Thirdly, there are extensive fantasy sequences in the film, during which the characters' dreams and hopes are enacted in music and dance without words.

Cast

Production

Development
The musical premiered on stage in November 1954 and had been a notable success, running for over five years in London and helping make a star of Julie Andrews. MGM bought the film rights in February 1957. Ernie Martin and Cy Feur were attached to produce with the cast to include either Debbie Reynolds or Carol Channing. New songs were to be added, and some of the script changed. In January 1958, they announced the film would be made that year with Debbie Reynolds. However the film was not made.

In February 1961, Reynolds said the project was one of three at MGM she would "love to do" (the others being Jumbo and The Elsie Janis Story) but "they're just not making musicals these days."

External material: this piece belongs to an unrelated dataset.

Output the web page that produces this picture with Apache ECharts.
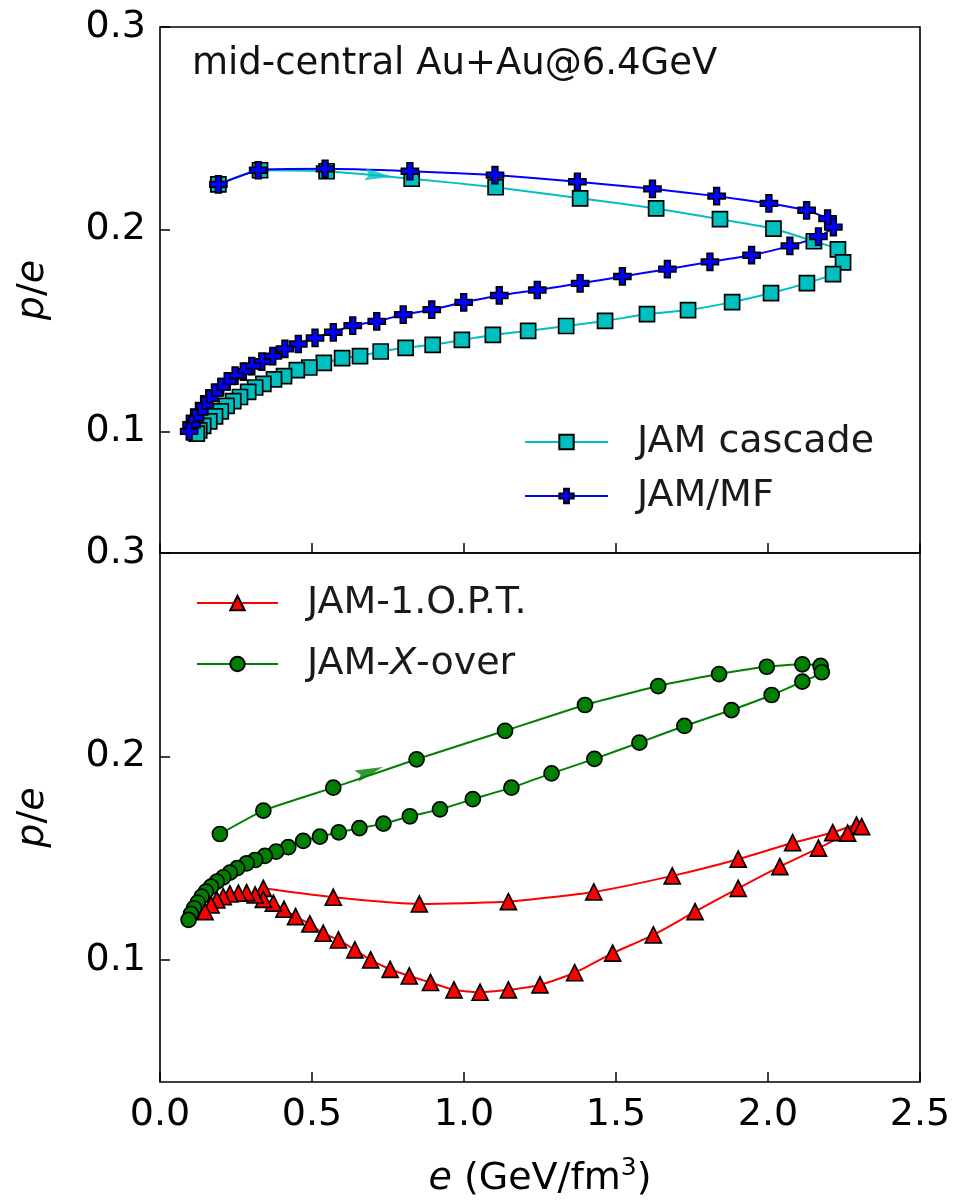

A few years later, Ross Hunter, who had tried to buy the project originally but had been outbid by MGM, offered to buy the rights from the studio but it wanted $450,000 for it. Hunter decided to make his own musical in the same vein resulting in Thoroughly Modern Millie.

In June 1970, MGM and EMI announced they would make four films together, with each company putting in £1 million. The movies were Get Carter, The Go-Between, The Last Run and The Boy Friend. Robert Littman was head of MGM's European operations. The film was made after Get Carter and The Go Between and was the first movie from the newly formed EMI-MGM Film Productions Ltd.

Dan Ireland thought Russell was motivated to make the film in part in response to the controversy of The Devils (1971). Russell admitted he did it "to prove to people I'm not totally deranged. I love the innocence and charm of musicals."

Filming started in April 1971, only ten days after Russell finished work on The Devils.
During filming Russell said the film was "supposed to be a holiday after The Devils—just entertainment. It's turned out to be the hardest picture I've ever made."

Leads

Twiggy
Ken Russell was friends with the model Twiggy, who wanted to get into films—in 1968 they announced she would star in The Wishing Tree directed by Russell but it was not made.
Twiggy had been one of the most famous models in the world but had retired 18 months before the film.

Twiggy had seen a revival of The Boy Friend and suggested that Russell direct her in a film version. Russell says he told a journalist as a joke that he was doing it, and an executive from MGM contacted him saying they had the rights for years but could never figure out how to do it. The executive felt that the "twenties stylisation" of the musical worked on stage but not on film. "It's mannered and stilted and the cardboard characters never come alive". They asked Russell if he was interested in trying an adaptation and he agreed. "Honestly that's how it all came about," said Russell.

MGM were concerned about Twiggy but Russell said "give me three months and I'll have her dancing like Ginger Rogers and singing like Judy Garland."

Her boyfriend and manager, Justin de Villeneuve, acted as producer. "Justin swears she can do anything," said Sandy Wilson before filming began, "and I would think he's probably right."

"The dancing nearly killed me," said Twiggy.

Christopher Gable
The male lead was Christopher Gable, who, suffering from a chronic condition in his feet, had left the Royal Ballet to pursue a career in acting.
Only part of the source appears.